** begin GIVEN INFORMATION **
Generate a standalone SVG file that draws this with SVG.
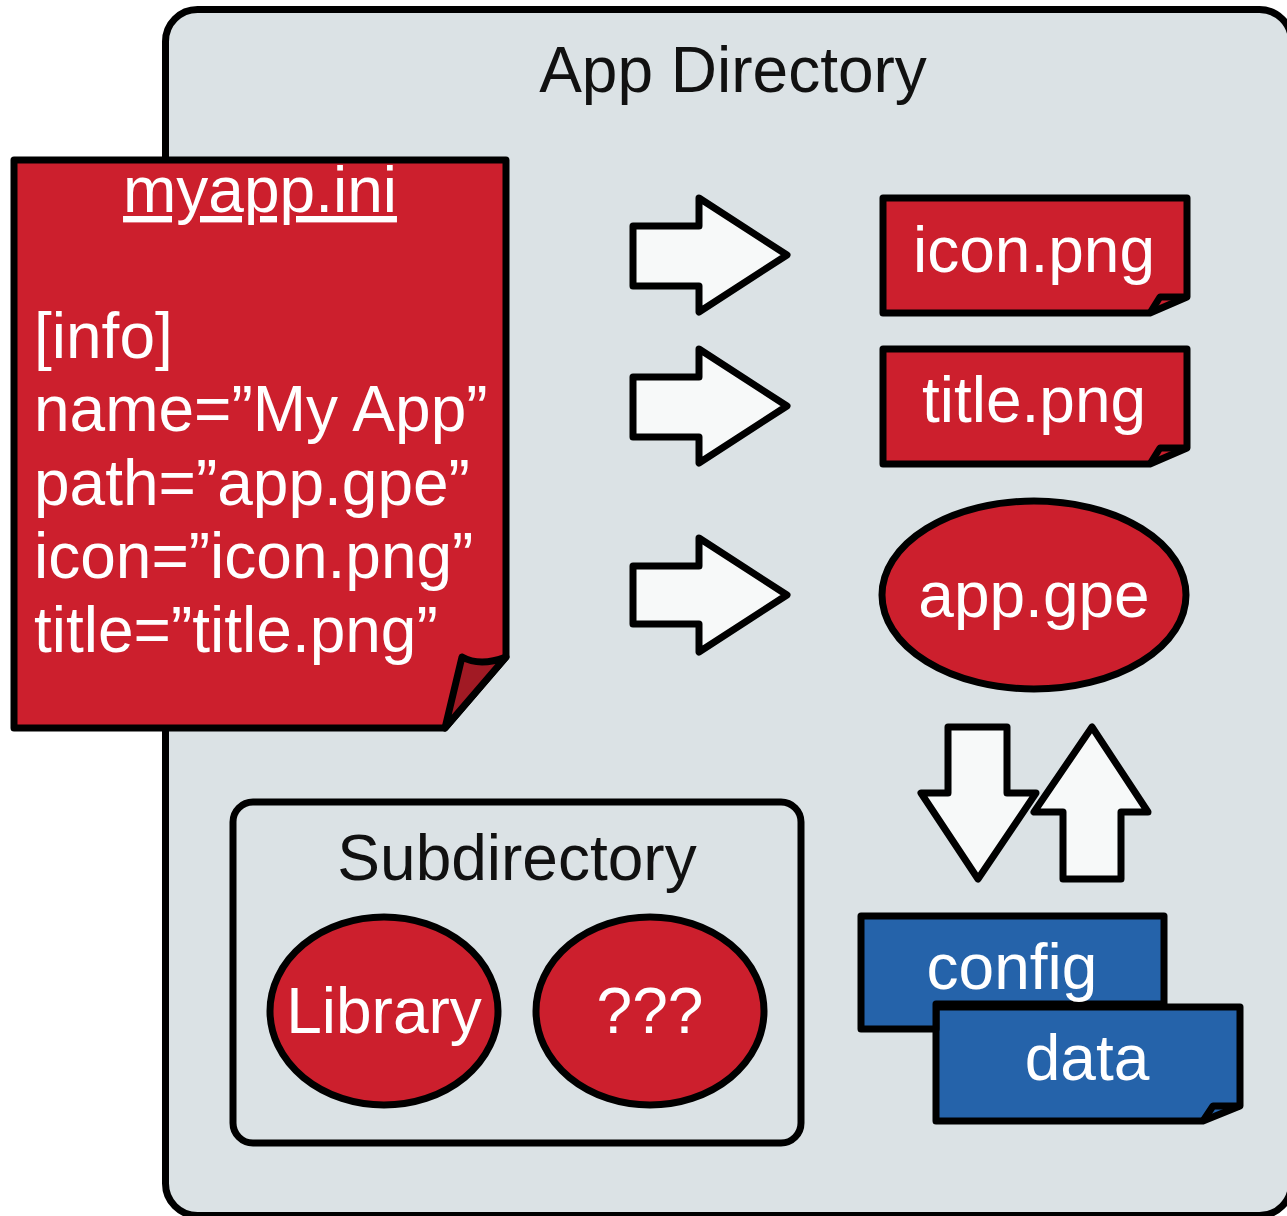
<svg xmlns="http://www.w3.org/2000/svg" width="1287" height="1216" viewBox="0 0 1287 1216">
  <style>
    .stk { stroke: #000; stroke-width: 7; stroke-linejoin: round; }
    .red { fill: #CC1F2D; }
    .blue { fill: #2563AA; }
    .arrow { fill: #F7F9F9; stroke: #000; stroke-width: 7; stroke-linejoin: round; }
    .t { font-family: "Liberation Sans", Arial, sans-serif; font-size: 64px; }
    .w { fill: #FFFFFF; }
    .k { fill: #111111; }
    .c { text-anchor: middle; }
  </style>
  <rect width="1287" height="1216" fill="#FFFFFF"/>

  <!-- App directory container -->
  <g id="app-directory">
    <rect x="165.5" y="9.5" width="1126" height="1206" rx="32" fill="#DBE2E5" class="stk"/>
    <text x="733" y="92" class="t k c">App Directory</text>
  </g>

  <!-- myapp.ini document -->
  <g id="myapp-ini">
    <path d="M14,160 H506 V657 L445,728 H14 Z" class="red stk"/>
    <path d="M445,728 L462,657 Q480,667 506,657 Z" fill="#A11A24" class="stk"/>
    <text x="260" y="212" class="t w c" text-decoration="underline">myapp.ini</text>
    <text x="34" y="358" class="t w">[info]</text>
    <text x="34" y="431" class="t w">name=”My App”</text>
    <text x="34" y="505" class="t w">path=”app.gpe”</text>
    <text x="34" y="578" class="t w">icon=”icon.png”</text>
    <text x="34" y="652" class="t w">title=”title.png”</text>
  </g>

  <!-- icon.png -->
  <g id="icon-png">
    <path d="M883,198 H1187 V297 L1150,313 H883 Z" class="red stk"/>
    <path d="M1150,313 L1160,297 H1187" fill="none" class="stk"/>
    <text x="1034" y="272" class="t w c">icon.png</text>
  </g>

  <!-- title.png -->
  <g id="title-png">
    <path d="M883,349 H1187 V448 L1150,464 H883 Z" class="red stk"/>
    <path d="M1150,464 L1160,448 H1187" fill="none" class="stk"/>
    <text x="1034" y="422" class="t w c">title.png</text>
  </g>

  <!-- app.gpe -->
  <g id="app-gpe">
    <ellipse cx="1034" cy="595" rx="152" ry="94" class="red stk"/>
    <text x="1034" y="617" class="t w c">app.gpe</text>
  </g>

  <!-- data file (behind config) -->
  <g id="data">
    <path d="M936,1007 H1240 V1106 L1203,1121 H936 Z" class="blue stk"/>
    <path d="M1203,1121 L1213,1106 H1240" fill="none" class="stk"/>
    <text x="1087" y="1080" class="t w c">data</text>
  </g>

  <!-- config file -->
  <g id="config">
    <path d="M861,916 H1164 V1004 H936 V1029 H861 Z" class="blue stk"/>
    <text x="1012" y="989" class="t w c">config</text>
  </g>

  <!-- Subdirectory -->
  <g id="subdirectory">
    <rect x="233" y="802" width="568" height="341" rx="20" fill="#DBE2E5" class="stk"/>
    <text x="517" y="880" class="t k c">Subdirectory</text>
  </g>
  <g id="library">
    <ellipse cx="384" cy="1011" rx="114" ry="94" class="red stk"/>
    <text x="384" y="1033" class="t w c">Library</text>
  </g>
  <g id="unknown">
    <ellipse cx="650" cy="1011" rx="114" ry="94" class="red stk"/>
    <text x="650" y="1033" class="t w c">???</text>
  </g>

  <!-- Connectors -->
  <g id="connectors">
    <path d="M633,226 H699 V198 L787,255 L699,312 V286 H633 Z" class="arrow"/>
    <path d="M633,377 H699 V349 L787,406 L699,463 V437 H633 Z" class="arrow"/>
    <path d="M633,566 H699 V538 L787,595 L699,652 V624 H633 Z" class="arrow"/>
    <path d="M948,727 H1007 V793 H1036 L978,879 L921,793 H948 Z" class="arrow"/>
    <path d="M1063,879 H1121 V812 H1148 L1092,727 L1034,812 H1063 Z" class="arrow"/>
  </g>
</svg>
** end GIVEN INFORMATION **
→ **INSTRUCTIONS TO FOLLOW**: Copy out every line of the material above that mentions the word "file".

→ **EXERCISE ANSWER**:
Generate a standalone SVG file that draws this with SVG.
  <!-- data file (behind config) -->
  <!-- config file -->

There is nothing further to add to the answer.